Dieses Jahr hat Nemo, ein*e non-binäre*r Künstler*in, den Eurovision Song Contest (ESC) gewonnen, ein Ereignis, das weit mehr als nur musikalische Bedeutung hat. Dieser Sieg, gekrönt von einer Welle der Sympathie des internationalen Publikums, symbolisiert einen Meilenstein in der Anerkennung und Sichtbarkeit von LGBTQ-Personen in Kunst und Kultur.
Dieser Triumph ist ein starkes Zeichen gegen eine Entwicklung, die insbesondere in Ländern mit stark konservativen Regimen wie Russland stattfindet. Präsident Putin hat erst kürzlich die LGBTQ-Bewegung verboten, seit Ende März 2024 steht zum ersten Mal eine queere Persönlichkeit vor Gericht. Diese rechtlichen Schritte unterstreichen die ernsten Herausforderungen, mit denen die LGBTQ-Gemeinschaft konfrontiert wird.

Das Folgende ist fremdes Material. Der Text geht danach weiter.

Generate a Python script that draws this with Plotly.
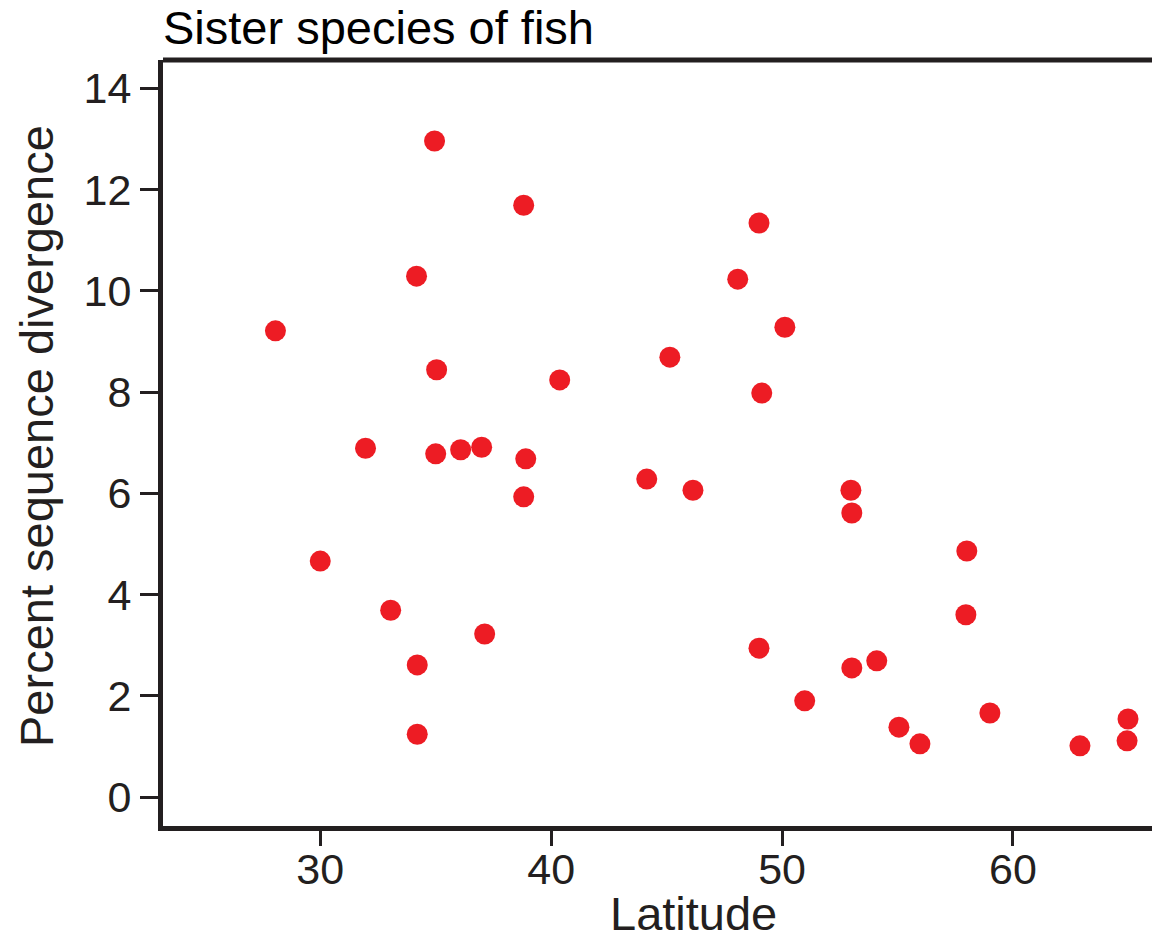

Die Bedeutung von non-binären und queeren Identitäten ist tiefgreifender als es auf den ersten Blick erscheint. Indem Menschen öffentlich traditionelle Geschlechterrollen ablehnen und neu definieren, fordern sie implizit auch die strukturellen Säulen des Patriarchats heraus. Das Patriarchat, das historisch auf einer klaren Trennung und Bewertung der Geschlechter basiert, findet seine Macht in der Aufrechterhaltung dieser Ordnung. Non-binäre Personen zeigen, dass Geschlechtsidentität fluid und vielfältig ist und unterminieren somit die Grundlagen patriarchalischer Machtstrukturen.
In einem Zeitalter, in dem Gleichheit und Gerechtigkeit immer mehr im Vordergrund stehen, wird das Brechen von Geschlechterstereotypen zu einem revolutionären Akt. Durch das Erschaffen neuer Identitätsräume, die nicht durch traditionelle männliche oder weibliche Normen beschränkt sind, bieten queere Menschen eine Alternative zum bestehenden System. Ihre Existenz und Sichtbarkeit fordern uns alle heraus, über die Begrenzungen hinauszudenken, die uns durch das Patriarchat auferlegt werden.
Die Reaktionen auf den ESC-Sieg verdeutlichen auch die politische Dimension der Kunst. Kunst und Kultur sind seit jeher Arenen, in denen gesellschaftliche Auseinandersetzungen stattfinden. Die Bühne des ESC wird somit zu einem Mikrokosmos der globalen Debatte um Geschlecht und Identität. Das breite Publikum, das dieser Veranstaltung folgt, wird unweigerlich in diese Diskussionen hineingezogen, was die kulturelle Bedeutung des Wettbewerbs verstärkt.
In einer Zeit, in der politische Führer wie Putin versuchen, die Uhr zurückzudrehen und konservative Geschlechterbilder zu zementieren, wird der mutige Ausdruck von Geschlechtsidentität umso wichtiger. Der Sieg einer non-binären Person beim ESC ist daher nicht nur ein Sieg für die LGBTQ-Gemeinschaft, sondern ein Sieg für alle, die an eine inklusivere und gerechtere Welt glauben.